Charts and diagrams as code:

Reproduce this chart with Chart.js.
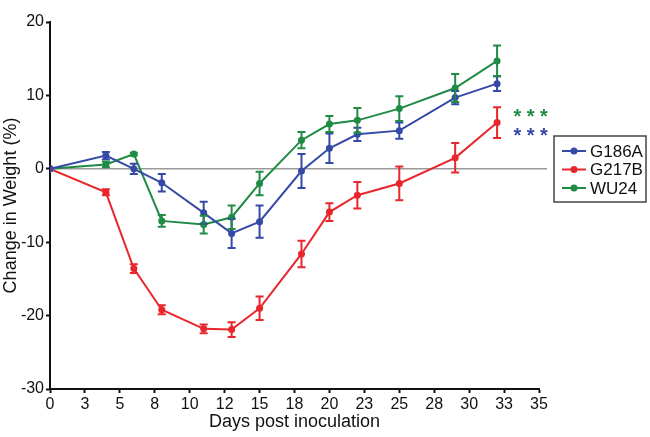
<!DOCTYPE html>
<html lang="en">
  <head>
    <meta charset="UTF-8" />
    <title>Change in Weight</title>
    <style>
      html, body { margin: 0; padding: 0; background: #fff; }
      #wrap { position: relative; width: 650px; height: 437px; }
    </style>
  </head>
  <body>
    <div id="wrap"><canvas id="weight-chart"></canvas></div>

    <script src="https://cdn.jsdelivr.net/npm/chart.js@4.4.0/dist/chart.umd.min.js"></script>
    <script>
      // Datos
      const days = [0, 4, 6, 8, 11, 13, 15, 18, 20, 22, 25, 29, 32];
      const xTickLabels = ['0', '3', '5', '8', '10', '12', '15', '18', '20', '23', '25', '28', '30', '33', '35'];

      const g186a = [0, 1.8, 0.0, -1.9, -6.0, -8.8, -7.2, -0.3, 2.8, 4.7, 5.2, 9.7, 11.6];
      const g186aErr = [0, 0.5, 0.7, 1.2, 1.5, 2.0, 2.2, 2.3, 2.0, 0.9, 1.1, 0.9, 1.0];

      const g217b = [0, -3.2, -13.6, -19.2, -21.8, -21.9, -19.0, -11.6, -5.9, -3.6, -2.0, 1.5, 6.3];
      const g217bErr = [0, 0.4, 0.6, 0.6, 0.6, 1.0, 1.6, 1.8, 1.2, 1.8, 2.3, 2.0, 2.1];

      const wu24 = [0, 0.6, 2.0, -7.1, -7.6, -6.6, -2.0, 3.9, 6.1, 6.6, 8.2, 11.0, 14.7];
      const wu24Err = [0, 0.4, 0.2, 0.8, 1.2, 1.6, 1.6, 1.1, 1.1, 1.7, 1.7, 1.9, 2.1];

      const BLUE = '#3549a6';
      const RED = '#e8262c';
      const GREEN = '#1f8b44';
      const FONT = 'Liberation Sans, Arial, Helvetica, sans-serif';

      const toPoints = (vals) => vals.map((v, i) => ({ x: days[i], y: v }));

      const makeSet = (label, vals, errs, color) => ({
        label: label,
        data: toPoints(vals),
        errors: errs,
        borderColor: color,
        backgroundColor: color,
        borderWidth: 2,
        pointRadius: 3.5,
        pointBorderWidth: 0,
        pointHoverRadius: 3.5,
        tension: 0,
      });

      // Plugin para barras de error, linea en cero, asteriscos y leyenda
      const extras = {
        id: 'extras',
        beforeDatasetsDraw(chart) {
          const ctx = chart.ctx;
          const area = chart.chartArea;
          const y0 = chart.scales.y.getPixelForValue(0);
          ctx.save();
          ctx.strokeStyle = '#9a9a9a';
          ctx.lineWidth = 1.5;
          ctx.beginPath();
          ctx.moveTo(area.left, y0);
          ctx.lineTo(area.right + 8, y0);
          ctx.stroke();
          ctx.restore();
        },
        afterDatasetsDraw(chart) {
          const ctx = chart.ctx;
          const yScale = chart.scales.y;
          ctx.save();
          ctx.lineWidth = 2;
          chart.data.datasets.forEach((ds, di) => {
            const meta = chart.getDatasetMeta(di);
            ctx.strokeStyle = ds.borderColor;
            meta.data.forEach((pt, i) => {
              const e = ds.errors[i];
              if (!e) return;
              const v = ds.data[i].y;
              const top = yScale.getPixelForValue(v + e);
              const bot = yScale.getPixelForValue(v - e);
              ctx.beginPath();
              ctx.moveTo(pt.x, top);
              ctx.lineTo(pt.x, bot);
              ctx.moveTo(pt.x - 4, top);
              ctx.lineTo(pt.x + 4, top);
              ctx.moveTo(pt.x - 4, bot);
              ctx.lineTo(pt.x + 4, bot);
              ctx.stroke();
            });
          });
          ctx.restore();
        },
        afterDraw(chart) {
          const ctx = chart.ctx;
          const xs = chart.scales.x;
          const ys = chart.scales.y;

          // asteriscos de significancia
          ctx.save();
          ctx.font = 'bold 20px ' + FONT;
          ctx.textAlign = 'center';
          ctx.textBaseline = 'middle';
          ctx.fillStyle = GREEN;
          ctx.fillText('* * *', xs.getPixelForValue(34.4), ys.getPixelForValue(7.0));
          ctx.fillStyle = BLUE;
          ctx.fillText('* * *', xs.getPixelForValue(34.4), ys.getPixelForValue(4.4));
          ctx.restore();

          // leyenda con recuadro
          const bx = 554, by = 136, bw = 92, bh = 66;
          ctx.save();
          ctx.fillStyle = '#fff';
          ctx.fillRect(bx, by, bw, bh);
          ctx.strokeStyle = '#444';
          ctx.lineWidth = 1.5;
          ctx.strokeRect(bx, by, bw, bh);
          ctx.font = '17px ' + FONT;
          ctx.textBaseline = 'middle';
          ctx.textAlign = 'left';
          chart.data.datasets.forEach((ds, i) => {
            const ly = by + 15 + i * 18.5;
            ctx.strokeStyle = ds.borderColor;
            ctx.lineWidth = 2;
            ctx.beginPath();
            ctx.moveTo(bx + 8, ly);
            ctx.lineTo(bx + 32, ly);
            ctx.stroke();
            ctx.fillStyle = ds.borderColor;
            ctx.beginPath();
            ctx.arc(bx + 20, ly, 3.5, 0, Math.PI * 2);
            ctx.fill();
            ctx.fillStyle = '#111';
            ctx.fillText(ds.label, bx + 36, ly + 1);
          });
          ctx.restore();
        },
      };

      const chart = new Chart(document.getElementById('weight-chart'), {
        type: 'line',
        data: {
          datasets: [
            makeSet('G186A', g186a, g186aErr, BLUE),
            makeSet('G217B', g217b, g217bErr, RED),
            makeSet('WU24', wu24, wu24Err, GREEN),
          ],
        },
        options: {
          responsive: true,
          maintainAspectRatio: false,
          animation: false,
          layout: { padding: { top: 22, right: 111, bottom: 0, left: 0 } },
          plugins: {
            legend: { display: false },
            tooltip: { enabled: false },
          },
          scales: {
            x: {
              type: 'linear',
              min: 0,
              max: 35,
              afterBuildTicks: (scale) => {
                scale.ticks = xTickLabels.map((_, i) => ({ value: i * 2.5 }));
              },
              afterFit: (scale) => { scale.height = 48; },
              ticks: {
                color: '#111',
                font: { family: FONT, size: 16 },
                padding: 2,
                maxRotation: 0,
                autoSkip: false,
                callback: (v, i) => xTickLabels[i],
              },
              grid: { drawOnChartArea: false, tickColor: '#111', tickLength: 4, tickWidth: 2 },
              border: { color: '#111', width: 2 },
              title: {
                display: true,
                text: 'Days post inoculation',
                color: '#111',
                font: { family: FONT, size: 18 },
                padding: { top: 0, bottom: 4 },
              },
            },
            y: {
              min: -30,
              max: 20,
              afterFit: (scale) => { scale.width = 50; },
              ticks: {
                stepSize: 10,
                color: '#111',
                font: { family: FONT, size: 16 },
                padding: 2,
              },
              grid: { drawOnChartArea: false, tickColor: '#111', tickLength: 4, tickWidth: 2 },
              border: { color: '#111', width: 2 },
              title: {
                display: true,
                text: 'Change in Weight (%)',
                color: '#111',
                font: { family: FONT, size: 18 },
                padding: { top: 0, bottom: 0 },
              },
            },
          },
        },
        plugins: [extras],
      });
    </script>
  </body>
</html>
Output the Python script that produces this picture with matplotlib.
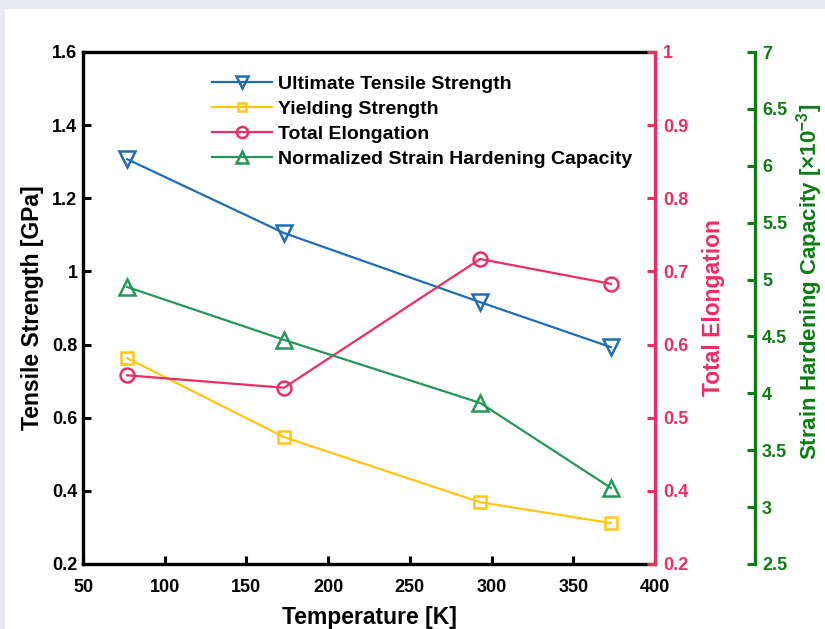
import matplotlib
matplotlib.use("Agg")
import matplotlib.pyplot as plt
from matplotlib.patches import Rectangle

plt.rcParams['font.family'] = ['Liberation Sans', 'DejaVu Sans']
plt.rcParams['font.weight'] = 'bold'
plt.rcParams['mathtext.fontset'] = 'custom'
plt.rcParams['mathtext.rm'] = 'Liberation Sans:bold'
plt.rcParams['mathtext.bf'] = 'Liberation Sans:bold'

# data
temperature = [77, 173, 293, 373]
uts = [1.307, 1.105, 0.916, 0.793]
ys = [0.763, 0.547, 0.369, 0.312]
elongation = [0.558, 0.541, 0.717, 0.683]
nshc = [4.935, 4.47, 3.916, 3.169]

x_ticks = [50, 100, 150, 200, 250, 300, 350, 400]
left_ticks = [0.2, 0.4, 0.6, 0.8, 1.0, 1.2, 1.4, 1.6]
left_labels = ['0.2', '0.4', '0.6', '0.8', '1', '1.2', '1.4', '1.6']
# right axis as drawn in the reference (bottom tick is labelled 0.2)
pink_ticks = [0.3, 0.4, 0.5, 0.6, 0.7, 0.8, 0.9, 1.0]
pink_labels = ['0.2', '0.4', '0.5', '0.6', '0.7', '0.8', '0.9', '1']
green_ticks = [2.5, 3, 3.5, 4, 4.5, 5, 5.5, 6, 6.5, 7]
green_labels = ['2.5', '3', '3.5', '4', '4.5', '5', '5.5', '6', '6.5', '7']

blue = '#1f6db5'
yellow = '#ffc712'
pink = '#ec2d66'
green_line = '#24975a'
green_axis = '#0b7d12'

fig = plt.figure(figsize=(8.25, 6.29), dpi=100, facecolor='#e8e9ee')
fig.patches.append(Rectangle((5 / 825, 0), 1, 1 - 9 / 629, transform=fig.transFigure,
                             facecolor='white', edgecolor='none', zorder=-10))

ax = fig.add_axes([83 / 825, 65 / 629, 572 / 825, 512 / 629])
ax.set_facecolor('none')
ax2 = ax.twinx()
ax3 = ax.twinx()
ax3.spines['right'].set_position(('axes', 672 / 572))

l1, = ax.plot(temperature, uts, color=blue, lw=1.6, marker='v', ms=11, mfc='none', mew=1.8)
l2, = ax.plot(temperature, ys, color=yellow, lw=1.6, marker='s', ms=8, mfc='none', mew=1.8)
l3, = ax2.plot(temperature, elongation, color=pink, lw=1.6, marker='o', ms=10, mfc='none', mew=1.8)
l4, = ax3.plot(temperature, nshc, color=green_line, lw=1.6, marker='^', ms=11, mfc='none', mew=1.8)

ax.set_xlim(50, 400)
ax.set_ylim(0.2, 1.6)
ax.set_xticks(x_ticks)
ax.set_xticklabels([str(t) for t in x_ticks])
ax.set_yticks(left_ticks)
ax.set_yticklabels(left_labels)
ax2.set_ylim(0.3, 1.0)
ax2.set_yticks(pink_ticks)
ax2.set_yticklabels(pink_labels)
ax3.set_ylim(2.5, 7)
ax3.set_yticks(green_ticks)
ax3.set_yticklabels(green_labels)

for a in (ax, ax2, ax3):
    for s in a.spines.values():
        s.set_linewidth(2.4)
ax.spines['right'].set_visible(False)
ax2.spines['left'].set_visible(False)
ax2.spines['top'].set_visible(False)
ax2.spines['bottom'].set_visible(False)
ax2.spines['right'].set_color(pink)
for k in ('left', 'top', 'bottom'):
    ax3.spines[k].set_visible(False)
ax3.spines['right'].set_color(green_axis)

ax.tick_params(axis='both', direction='in', length=6, width=2.2, labelsize=13, pad=4, color='black')
ax.tick_params(axis='x', pad=11)
ax2.tick_params(axis='y', direction='in', length=6, width=2.2, labelsize=13, colors=pink, pad=6)
ax3.tick_params(axis='y', direction='in', length=6, width=2.2, labelsize=13, colors=green_axis, pad=5)

ax.set_xlabel('Temperature [K]', fontsize=16.5, fontweight='bold', labelpad=7)
ax.set_ylabel('Tensile Strength [GPa]', fontsize=16.5, fontweight='bold', labelpad=6)
ax2.set_ylabel('Total Elongation', fontsize=16.5, fontweight='bold', color=pink, labelpad=10)
ax3.set_ylabel(r'Strain Hardening Capacity [×10$^{-3}$]', fontsize=16, fontweight='bold',
               color=green_axis)
ax3.yaxis.set_label_coords(1.243, 0.551)

handles = [l1, l2, l3, l4]
labels = ['Ultimate Tensile Strength', 'Yielding Strength', 'Total Elongation',
          'Normalized Strain Hardening Capacity']
leg = ax3.legend(handles, labels, loc='upper left', bbox_to_anchor=(0.212, 0.97),
                 frameon=False, fontsize=14, handlelength=3.1, handletextpad=0.3,
                 labelspacing=0.38, borderaxespad=0, markerscale=0.8)

fig.savefig('out.png', dpi=100, facecolor=fig.get_facecolor())
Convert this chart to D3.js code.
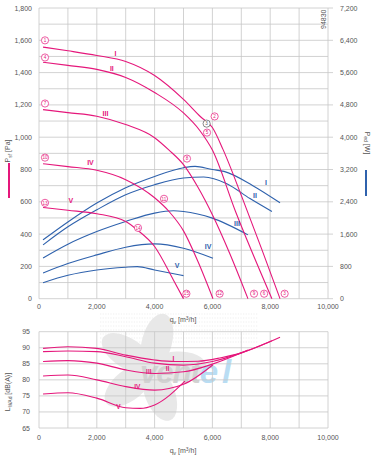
<!DOCTYPE html>
<html>
<head>
<meta charset="utf-8">
<script src="https://cdn.jsdelivr.net/npm/d3@7"></script>
<style>
  body { margin: 0; background: #fff; }
  svg { font-family: "Liberation Sans", Arial, sans-serif; }
  .tick { font-size: 7px; fill: #555; }
  .grid { stroke: #c6c6c6; stroke-width: 0.8; }
</style>
</head>
<body>
<script>
// flow rate ticks
const qTicks = [0, 2000, 4000, 6000, 8000, 10000];
const pTicks = [0, 200, 400, 600, 800, 1000, 1200, 1400, 1600, 1800];
const wTicks = [0, 800, 1600, 2400, 3200, 4000, 4800, 5600, 6400, 7200];
const dbTicks = [65, 70, 75, 80, 85, 90, 95];
const roman = ["I", "II", "III", "IV", "V"];

// pressure curves [q m3/h, Pa]
const pI = [[140,1558],[1000,1535],[2000,1506],[3000,1469],[4000,1382],[5000,1234],[5600,1125],[6000,1060],[6370,923],[7000,640],[7700,310],[8340,0]];
const pII = [[140,1464],[1000,1445],[2000,1420],[3000,1370],[4000,1277],[5000,1150],[5570,1040],[6000,920],[6800,540],[8060,0]];
const pIII = [[140,1171],[1000,1152],[2000,1130],[3000,1078],[4000,997],[4500,920],[5000,830],[5500,690],[6000,520],[6600,280],[7230,0]];
const pIV = [[140,836],[1000,818],[2000,795],[3000,737],[4000,625],[4500,540],[5000,420],[5500,230],[6020,0]];
const pV = [[140,565],[1000,548],[2000,526],[3000,478],[3400,426],[4000,323],[4650,116],[5000,0]];

// power input curves [q, W]
const wI = [[140,1457],[1000,1900],[2000,2368],[3000,2748],[4000,3029],[5000,3245],[5400,3277],[6000,3200],[6400,3153],[7400,2800],[8340,2375]];
const wII = [[140,1333],[1000,1780],[2000,2202],[3000,2574],[4000,2823],[5000,2990],[5700,3016],[6500,2850],[7300,2480],[8060,2160]];
const wIII = [[140,1010],[1000,1350],[2000,1663],[3000,1912],[4000,2120],[4650,2177],[5000,2160],[6000,1996],[7230,1581]];
const wIV = [[140,638],[1000,870],[2000,1085],[3000,1276],[4000,1358],[5000,1251],[6020,1003]];
const wV = [[140,397],[1000,580],[2000,712],[3000,780],[3400,795],[4000,712],[5000,571]];

// sound power curves [q, dB(A)]
const dI = [[140,89.8],[1000,90.3],[2000,89.8],[3000,87.7],[4000,86.2],[4700,85.7],[5500,85.8],[6300,86.9],[7000,88.4],[7700,90.8],[8340,93.3]];
const dII = [[140,88.8],[1000,89.0],[2000,88.8],[3000,87.2],[4000,85.2],[5000,84.6],[6000,85.7],[7000,88.4],[8060,92.2]];
const dIII = [[140,85.7],[1000,86.0],[2000,85.2],[3000,83.1],[4000,82.0],[5000,82.5],[6000,84.9],[7230,89.3]];
const dIV = [[140,81.2],[1000,81.5],[2000,80.0],[3000,77.9],[4000,76.8],[5000,78.6],[6020,84.7]];
const dV = [[140,75.6],[1000,76.0],[2000,74.3],[3000,71.3],[3500,71.1],[4000,72.2],[5050,79.6]];

// curve point markers: [q, Pa, number]
const startMarkers = [[0,1581,1],[0,1475,4],[0,1190,7],[0,855,10],[0,575,13]];
const kneeMarkers = [[5870,1110,2],[5606,1010,5],[4913,849,8],[4118,600,11],[3218,420,14]];
const endMarkers = [[8500,0,3],[7790,0,6],[7440,0,9],[6250,0,12],[5100,0,15]];

// roman label positions
const romanP = [[2650,1505],[2520,1410],[2300,1131],[1780,826],[1100,594]];
const romanW = [[7855,2823],[7474,2500],[6850,1805],[5850,1234],[4775,762]];
const romanD = [[4650,85.9],[4450,82.8],[3800,81.7],[3400,77.1],[2750,70.9]];

const pink = "#e5177b", blue = "#2f62ad";
const width = 376, height = 459;

const svg = d3.select("body").append("svg")
    .attr("width", width)
    .attr("height", height);

const x = d3.scaleLinear().domain([0, 10000]).range([39, 328]);
const yP = d3.scaleLinear().domain([0, 1800]).range([298.7, 8]);
const yW = d3.scaleLinear().domain([0, 7200]).range([298.7, 8]);
const yD = d3.scaleLinear().domain([65, 95]).range([428, 331.7]);

const fmt = d3.format(",");

// watermark in lower chart
const wm = svg.append("g");
wm.selectAll("line").data(d3.range(314, 346, 4)).enter().append("line")
    .attr("x1", 100).attr("x2", 258).attr("y1", d => d).attr("y2", d => d)
    .attr("stroke", "#efefef").attr("stroke-width", 1.2).attr("stroke-dasharray", "1.3,1.3");
for (let i = 0; i < 5; i++) {
    wm.append("ellipse")
        .attr("cx", 0).attr("cy", -27).attr("rx", 15).attr("ry", 29)
        .attr("fill", "#e8e8e8")
        .attr("transform", `translate(150,368) rotate(${i * 72 + 15}) `);
}
wm.append("text").attr("x", 140).attr("y", 383)
    .attr("font-size", 31).attr("font-weight", "bold").attr("font-style", "italic")
    .attr("letter-spacing", -1)
    .attr("fill", "#d2d2d2").text("vent")
    .append("tspan").attr("fill", "#b9ddf3").attr("font-size", 33).attr("letter-spacing", 4).text("el");

// grids
function grid(g, yScale, yValues, y0, y1) {
    g.selectAll(".v").data(d3.range(0, 10001, 1000)).enter().append("line")
        .attr("class", "grid")
        .attr("x1", d => x(d)).attr("x2", d => x(d))
        .attr("y1", y0).attr("y2", y1);
    g.selectAll(".h").data(yValues).enter().append("line")
        .attr("class", "grid")
        .attr("x1", x(0)).attr("x2", x(10000))
        .attr("y1", d => yScale(d)).attr("y2", d => yScale(d));
}
grid(svg.append("g"), yP, d3.range(0, 1801, 100), yP(1800), yP(0));
grid(svg.append("g"), yD, dbTicks, yD(95), yD(65));

// right side small ticks on top chart
svg.append("g").selectAll("line").data(pTicks).enter().append("line")
    .attr("class", "grid")
    .attr("x1", x(10000)).attr("x2", x(10000) + 5)
    .attr("y1", d => yP(d)).attr("y2", d => yP(d));

// tick labels
svg.append("g").selectAll("text").data(pTicks).enter().append("text")
    .attr("class", "tick").attr("text-anchor", "end")
    .attr("x", 32).attr("y", d => yP(d) + 2.5).text(d => fmt(d));
svg.append("g").selectAll("text").data(wTicks).enter().append("text")
    .attr("class", "tick").attr("text-anchor", "start")
    .attr("x", 340).attr("y", d => yW(d) + 2.5).text(d => fmt(d));
svg.append("g").selectAll("text").data(qTicks).enter().append("text")
    .attr("class", "tick").attr("text-anchor", "middle")
    .attr("x", d => x(d)).attr("y", 309).text(d => fmt(d));
svg.append("g").selectAll("text").data(dbTicks).enter().append("text")
    .attr("class", "tick").attr("text-anchor", "end")
    .attr("x", 30).attr("y", d => yD(d) + 2.5).text(d => d);
svg.append("g").selectAll("text").data(qTicks).enter().append("text")
    .attr("class", "tick").attr("text-anchor", "middle")
    .attr("x", d => x(d)).attr("y", 440).text(d => fmt(d));

// axis titles
function qTitle(yy) {
    const t = svg.append("text").attr("class", "tick").attr("text-anchor", "middle")
        .attr("x", 183).attr("y", yy).text("q");
    t.append("tspan").attr("font-size", 5).attr("dy", 1.5).text("v");
    t.append("tspan").attr("dy", -1.5).text(" [m");
    t.append("tspan").attr("font-size", 5).attr("dy", -2.5).text("3");
    t.append("tspan").attr("dy", 2.5).text("/h]");
}
qTitle(322);
qTitle(453);

function vTitle(xx, yy, rot, main, sub, unit) {
    const t = svg.append("text").attr("class", "tick").attr("text-anchor", "middle")
        .attr("transform", `translate(${xx},${yy}) rotate(${rot})`).text(main);
    t.append("tspan").attr("font-size", 5).attr("dy", 1.5).text(sub);
    t.append("tspan").attr("dy", -1.5).text(" " + unit);
}
vTitle(10, 151, -90, "P", "sf", "[Pa]");
vTitle(365, 143, 90, "P", "ed", "[W]");
vTitle(10, 392, -90, "L", "WAd", "[dB(A)]");
svg.append("rect").attr("x", 8).attr("y", 163).attr("width", 2).attr("height", 35).attr("fill", pink);
svg.append("rect").attr("x", 365).attr("y", 170).attr("width", 2).attr("height", 26).attr("fill", blue);

svg.append("text").attr("class", "tick").attr("font-size", 6)
    .attr("transform", "translate(326,29) rotate(-90)").text("94830");

// curves
const lineP = d3.line().x(d => x(d[0])).y(d => yP(d[1])).curve(d3.curveMonotoneX);
const lineW = d3.line().x(d => x(d[0])).y(d => yW(d[1])).curve(d3.curveMonotoneX);
const lineD = d3.line().x(d => x(d[0])).y(d => yD(d[1])).curve(d3.curveMonotoneX);

svg.append("g").selectAll("path").data([wI, wII, wIII, wIV, wV]).enter().append("path")
    .attr("d", lineW).attr("fill", "none").attr("stroke", blue).attr("stroke-width", 1.1);
svg.append("g").selectAll("path").data([pI, pII, pIII, pIV, pV]).enter().append("path")
    .attr("d", lineP).attr("fill", "none").attr("stroke", pink).attr("stroke-width", 1.1);
svg.append("g").selectAll("path").data([dI, dII, dIII, dIV, dV]).enter().append("path")
    .attr("d", lineD).attr("fill", "none").attr("stroke", pink).attr("stroke-width", 1.1);

// roman labels
function romanLabels(pts, yScale, color, size) {
    svg.append("g").selectAll("text").data(pts).enter().append("text")
        .attr("x", d => x(d[0])).attr("y", d => yScale(d[1]))
        .attr("text-anchor", "middle").attr("font-size", size).attr("font-weight", "bold")
        .attr("fill", color).text((d, i) => roman[i]);
}
romanLabels(romanP, yP, pink, 7);
romanLabels(romanW, yW, blue, 7);
romanLabels(romanD, yD, pink, 6.5);

// numbered markers
function markerGroup(data, dx, dy, color) {
    const mk = svg.append("g").selectAll("g").data(data).enter().append("g")
        .attr("transform", d => `translate(${x(d[0]) + dx},${yP(d[1]) + dy})`);
    mk.append("circle").attr("r", 3.6).attr("fill", "#fff").attr("stroke", color).attr("stroke-width", 0.7);
    mk.append("text").attr("text-anchor", "middle").attr("y", 1.7).attr("font-size", 4.6)
        .attr("fill", color).text(d => d[2]);
}
markerGroup(startMarkers, 6, -3, pink);
markerGroup(kneeMarkers, 6, -3, pink);
markerGroup(endMarkers, 0, -5, pink);
// operating point marker
markerGroup([[5800,1084,3]], 0, 0, "#555");
</script>
</body>
</html>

◆ The problem ◆
Search the data for "matplotlib". Copy every matching line.

◆ Result of the task ◆
Output the Python script that produces this picture with matplotlib.
import matplotlib
matplotlib.use("Agg")
import matplotlib.pyplot as plt
from matplotlib.patches import Rectangle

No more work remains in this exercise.